— BEGIN Input records —
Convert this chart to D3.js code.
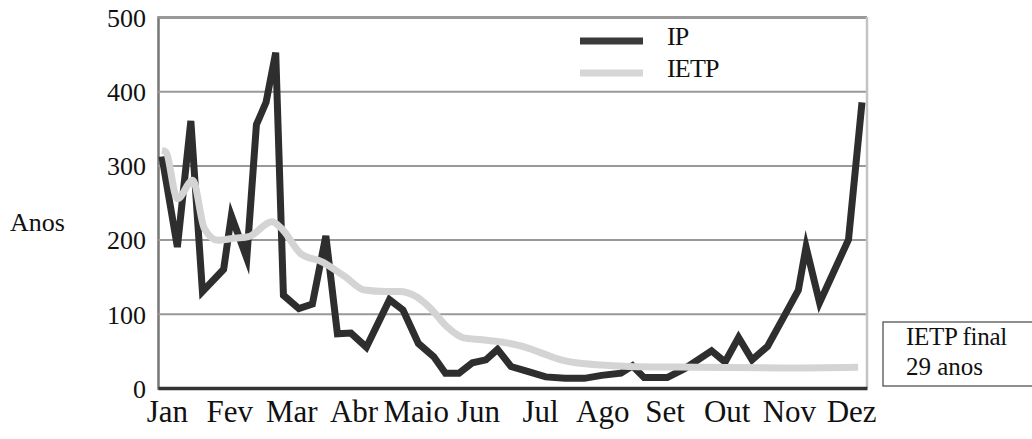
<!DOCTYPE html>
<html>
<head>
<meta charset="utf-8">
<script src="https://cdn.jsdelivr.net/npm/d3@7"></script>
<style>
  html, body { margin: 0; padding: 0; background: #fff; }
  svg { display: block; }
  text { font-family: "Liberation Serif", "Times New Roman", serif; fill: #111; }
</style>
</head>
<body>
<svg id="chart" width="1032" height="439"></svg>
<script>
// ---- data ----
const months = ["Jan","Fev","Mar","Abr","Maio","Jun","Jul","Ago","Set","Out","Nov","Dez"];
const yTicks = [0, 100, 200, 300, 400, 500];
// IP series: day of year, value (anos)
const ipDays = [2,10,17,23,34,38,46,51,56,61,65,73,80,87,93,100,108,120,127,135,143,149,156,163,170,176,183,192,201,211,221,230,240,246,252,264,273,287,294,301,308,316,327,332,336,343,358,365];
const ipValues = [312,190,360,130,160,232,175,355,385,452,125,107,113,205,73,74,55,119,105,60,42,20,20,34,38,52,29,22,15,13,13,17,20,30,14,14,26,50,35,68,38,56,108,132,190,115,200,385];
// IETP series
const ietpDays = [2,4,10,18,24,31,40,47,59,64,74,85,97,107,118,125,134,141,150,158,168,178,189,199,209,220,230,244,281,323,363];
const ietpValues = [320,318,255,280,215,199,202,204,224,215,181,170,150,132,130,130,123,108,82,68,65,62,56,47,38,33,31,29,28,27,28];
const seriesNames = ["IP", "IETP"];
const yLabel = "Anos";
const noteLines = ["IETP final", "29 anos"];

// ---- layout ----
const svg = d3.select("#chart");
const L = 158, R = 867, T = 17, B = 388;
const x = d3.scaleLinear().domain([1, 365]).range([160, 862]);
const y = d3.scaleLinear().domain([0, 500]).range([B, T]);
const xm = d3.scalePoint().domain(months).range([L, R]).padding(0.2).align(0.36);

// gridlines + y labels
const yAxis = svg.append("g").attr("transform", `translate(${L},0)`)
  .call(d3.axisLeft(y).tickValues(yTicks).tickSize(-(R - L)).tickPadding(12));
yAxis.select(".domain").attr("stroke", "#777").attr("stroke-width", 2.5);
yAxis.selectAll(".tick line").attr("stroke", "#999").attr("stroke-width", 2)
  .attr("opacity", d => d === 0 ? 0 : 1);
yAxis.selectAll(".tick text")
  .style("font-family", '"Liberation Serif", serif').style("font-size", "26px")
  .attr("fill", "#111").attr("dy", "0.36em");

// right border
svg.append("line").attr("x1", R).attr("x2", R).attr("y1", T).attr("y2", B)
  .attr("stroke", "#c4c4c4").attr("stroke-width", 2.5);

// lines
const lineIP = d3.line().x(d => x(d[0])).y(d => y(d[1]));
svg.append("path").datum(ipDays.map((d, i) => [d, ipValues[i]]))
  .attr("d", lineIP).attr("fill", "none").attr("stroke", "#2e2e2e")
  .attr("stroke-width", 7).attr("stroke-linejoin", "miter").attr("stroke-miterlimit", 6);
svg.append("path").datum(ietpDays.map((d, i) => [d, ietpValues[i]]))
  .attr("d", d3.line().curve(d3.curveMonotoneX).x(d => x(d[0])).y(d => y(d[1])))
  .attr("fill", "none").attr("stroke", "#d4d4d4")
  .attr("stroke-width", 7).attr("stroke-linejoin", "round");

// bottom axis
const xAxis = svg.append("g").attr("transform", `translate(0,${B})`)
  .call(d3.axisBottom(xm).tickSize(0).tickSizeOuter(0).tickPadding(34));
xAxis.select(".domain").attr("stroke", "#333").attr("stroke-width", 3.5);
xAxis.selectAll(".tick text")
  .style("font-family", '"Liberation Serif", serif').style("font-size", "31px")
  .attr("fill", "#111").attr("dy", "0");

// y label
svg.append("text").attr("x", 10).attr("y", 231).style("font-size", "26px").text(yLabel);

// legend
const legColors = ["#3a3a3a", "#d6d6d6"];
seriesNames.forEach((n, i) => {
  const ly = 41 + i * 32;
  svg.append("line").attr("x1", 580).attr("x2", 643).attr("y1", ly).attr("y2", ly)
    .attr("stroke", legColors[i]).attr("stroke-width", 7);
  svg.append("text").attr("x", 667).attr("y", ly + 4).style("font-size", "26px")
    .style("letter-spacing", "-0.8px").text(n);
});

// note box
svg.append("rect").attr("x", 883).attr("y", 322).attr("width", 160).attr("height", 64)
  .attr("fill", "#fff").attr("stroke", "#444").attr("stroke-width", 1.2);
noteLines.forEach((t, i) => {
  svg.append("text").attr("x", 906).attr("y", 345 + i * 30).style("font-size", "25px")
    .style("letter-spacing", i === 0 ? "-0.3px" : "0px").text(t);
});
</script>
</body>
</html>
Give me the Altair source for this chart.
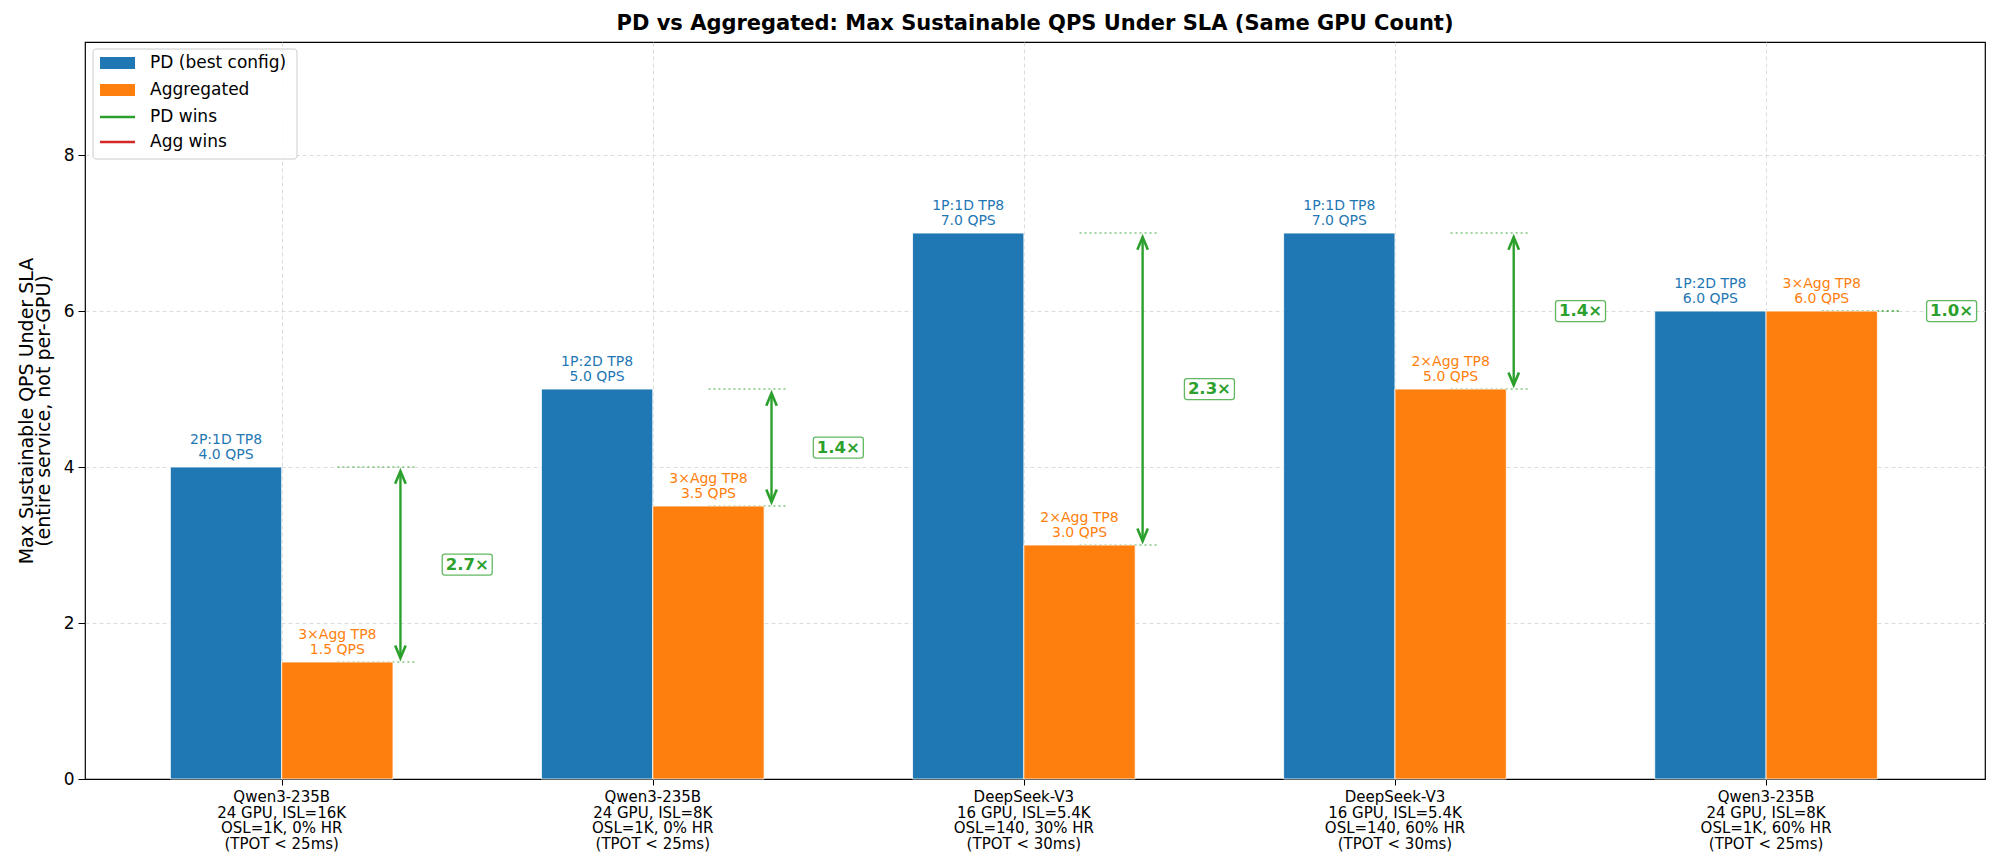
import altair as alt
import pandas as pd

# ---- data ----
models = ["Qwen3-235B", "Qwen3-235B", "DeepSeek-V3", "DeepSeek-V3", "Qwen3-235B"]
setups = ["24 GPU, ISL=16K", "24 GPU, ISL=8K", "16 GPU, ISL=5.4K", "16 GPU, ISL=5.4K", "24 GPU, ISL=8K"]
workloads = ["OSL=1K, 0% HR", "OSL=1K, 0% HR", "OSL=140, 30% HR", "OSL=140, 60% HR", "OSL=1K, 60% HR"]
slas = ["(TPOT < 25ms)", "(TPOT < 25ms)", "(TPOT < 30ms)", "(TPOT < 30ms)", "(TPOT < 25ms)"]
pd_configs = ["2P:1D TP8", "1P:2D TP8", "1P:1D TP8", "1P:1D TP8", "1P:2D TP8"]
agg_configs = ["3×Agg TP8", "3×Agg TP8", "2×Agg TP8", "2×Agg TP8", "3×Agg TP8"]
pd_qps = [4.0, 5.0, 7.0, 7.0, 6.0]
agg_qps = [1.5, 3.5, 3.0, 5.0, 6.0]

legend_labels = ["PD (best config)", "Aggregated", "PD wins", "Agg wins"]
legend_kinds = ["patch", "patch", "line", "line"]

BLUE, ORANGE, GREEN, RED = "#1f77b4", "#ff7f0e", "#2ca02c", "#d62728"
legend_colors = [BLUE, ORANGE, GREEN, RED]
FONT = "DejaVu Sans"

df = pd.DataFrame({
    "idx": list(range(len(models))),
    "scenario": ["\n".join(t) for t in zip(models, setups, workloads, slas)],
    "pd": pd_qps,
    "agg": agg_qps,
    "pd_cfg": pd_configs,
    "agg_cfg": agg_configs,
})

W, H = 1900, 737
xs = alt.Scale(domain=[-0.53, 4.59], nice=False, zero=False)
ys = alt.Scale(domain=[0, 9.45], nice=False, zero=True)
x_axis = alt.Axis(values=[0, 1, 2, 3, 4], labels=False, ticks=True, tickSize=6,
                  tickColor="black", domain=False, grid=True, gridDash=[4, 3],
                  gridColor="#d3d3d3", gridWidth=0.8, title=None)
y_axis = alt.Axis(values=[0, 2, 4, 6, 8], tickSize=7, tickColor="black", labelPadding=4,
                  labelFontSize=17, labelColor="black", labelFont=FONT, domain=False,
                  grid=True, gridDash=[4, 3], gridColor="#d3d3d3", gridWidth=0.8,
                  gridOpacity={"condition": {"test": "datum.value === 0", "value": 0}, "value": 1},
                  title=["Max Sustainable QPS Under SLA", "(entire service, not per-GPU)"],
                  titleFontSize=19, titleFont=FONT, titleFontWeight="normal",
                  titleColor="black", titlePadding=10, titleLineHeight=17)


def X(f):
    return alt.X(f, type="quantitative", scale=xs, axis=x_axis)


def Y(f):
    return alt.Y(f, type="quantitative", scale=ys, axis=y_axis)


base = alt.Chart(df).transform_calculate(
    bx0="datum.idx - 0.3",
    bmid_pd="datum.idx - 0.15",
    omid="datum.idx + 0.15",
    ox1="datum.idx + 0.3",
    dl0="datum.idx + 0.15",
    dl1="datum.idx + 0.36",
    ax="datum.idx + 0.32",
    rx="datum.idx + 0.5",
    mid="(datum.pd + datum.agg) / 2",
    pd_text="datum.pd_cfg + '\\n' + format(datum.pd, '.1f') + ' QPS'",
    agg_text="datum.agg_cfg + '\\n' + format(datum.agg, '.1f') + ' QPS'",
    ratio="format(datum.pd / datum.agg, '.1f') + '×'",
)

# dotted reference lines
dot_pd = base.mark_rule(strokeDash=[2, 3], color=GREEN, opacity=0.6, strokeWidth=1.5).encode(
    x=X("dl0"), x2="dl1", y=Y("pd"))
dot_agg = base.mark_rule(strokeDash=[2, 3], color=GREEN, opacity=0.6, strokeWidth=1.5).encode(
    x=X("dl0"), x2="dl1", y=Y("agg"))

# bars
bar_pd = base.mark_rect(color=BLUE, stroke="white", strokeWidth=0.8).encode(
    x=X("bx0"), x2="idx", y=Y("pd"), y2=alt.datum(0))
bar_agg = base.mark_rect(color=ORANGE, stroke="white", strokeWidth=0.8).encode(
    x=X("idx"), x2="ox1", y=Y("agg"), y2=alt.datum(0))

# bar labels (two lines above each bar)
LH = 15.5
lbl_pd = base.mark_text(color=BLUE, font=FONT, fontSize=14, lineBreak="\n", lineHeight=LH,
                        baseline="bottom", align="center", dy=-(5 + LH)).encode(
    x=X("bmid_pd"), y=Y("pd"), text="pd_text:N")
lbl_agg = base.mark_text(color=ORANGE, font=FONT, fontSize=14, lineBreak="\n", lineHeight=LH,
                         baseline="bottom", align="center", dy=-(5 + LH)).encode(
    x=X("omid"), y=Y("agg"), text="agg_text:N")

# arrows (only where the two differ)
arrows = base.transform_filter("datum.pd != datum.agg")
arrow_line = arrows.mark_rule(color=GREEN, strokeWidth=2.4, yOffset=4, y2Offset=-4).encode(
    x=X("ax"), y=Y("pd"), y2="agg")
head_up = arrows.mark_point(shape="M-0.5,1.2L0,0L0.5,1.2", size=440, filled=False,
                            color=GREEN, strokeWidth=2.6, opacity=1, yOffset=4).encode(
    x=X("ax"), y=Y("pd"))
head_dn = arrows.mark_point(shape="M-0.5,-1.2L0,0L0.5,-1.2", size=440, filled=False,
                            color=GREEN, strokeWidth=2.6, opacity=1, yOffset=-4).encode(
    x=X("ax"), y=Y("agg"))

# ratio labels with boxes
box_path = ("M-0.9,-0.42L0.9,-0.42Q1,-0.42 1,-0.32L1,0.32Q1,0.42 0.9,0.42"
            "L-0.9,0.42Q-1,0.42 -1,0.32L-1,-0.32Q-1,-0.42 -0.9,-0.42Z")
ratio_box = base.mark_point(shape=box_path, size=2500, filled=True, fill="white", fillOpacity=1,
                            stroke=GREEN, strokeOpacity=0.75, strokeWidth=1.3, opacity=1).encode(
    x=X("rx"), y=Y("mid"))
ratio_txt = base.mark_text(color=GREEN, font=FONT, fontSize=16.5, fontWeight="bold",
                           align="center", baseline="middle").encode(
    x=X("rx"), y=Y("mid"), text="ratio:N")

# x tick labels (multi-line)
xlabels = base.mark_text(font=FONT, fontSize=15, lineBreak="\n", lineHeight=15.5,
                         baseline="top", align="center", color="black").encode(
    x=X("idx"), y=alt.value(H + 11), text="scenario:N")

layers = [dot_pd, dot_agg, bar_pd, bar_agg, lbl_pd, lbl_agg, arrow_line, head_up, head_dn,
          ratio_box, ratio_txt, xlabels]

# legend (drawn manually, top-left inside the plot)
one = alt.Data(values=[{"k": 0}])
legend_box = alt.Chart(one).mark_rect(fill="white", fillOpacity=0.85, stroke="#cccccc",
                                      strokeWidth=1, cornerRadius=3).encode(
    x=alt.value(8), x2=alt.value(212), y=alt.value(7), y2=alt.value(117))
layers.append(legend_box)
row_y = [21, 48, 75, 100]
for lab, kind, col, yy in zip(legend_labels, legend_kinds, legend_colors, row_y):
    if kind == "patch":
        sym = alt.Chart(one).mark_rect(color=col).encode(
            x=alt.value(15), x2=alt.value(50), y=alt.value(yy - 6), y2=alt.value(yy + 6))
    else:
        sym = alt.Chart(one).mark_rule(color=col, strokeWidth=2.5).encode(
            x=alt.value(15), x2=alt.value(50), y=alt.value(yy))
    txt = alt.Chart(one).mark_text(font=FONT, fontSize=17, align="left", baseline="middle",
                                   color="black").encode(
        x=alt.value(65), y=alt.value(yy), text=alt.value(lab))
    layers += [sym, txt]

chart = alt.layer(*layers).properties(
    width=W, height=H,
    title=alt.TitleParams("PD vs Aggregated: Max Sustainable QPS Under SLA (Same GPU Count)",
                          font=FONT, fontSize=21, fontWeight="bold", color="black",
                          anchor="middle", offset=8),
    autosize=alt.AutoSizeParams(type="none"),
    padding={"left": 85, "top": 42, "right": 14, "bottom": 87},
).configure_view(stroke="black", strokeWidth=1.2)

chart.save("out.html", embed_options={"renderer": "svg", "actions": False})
— END Input records —
Aim of the task:
In the records shown above, how many lines include the word "this"? Answer with the number only.

The completed task:
2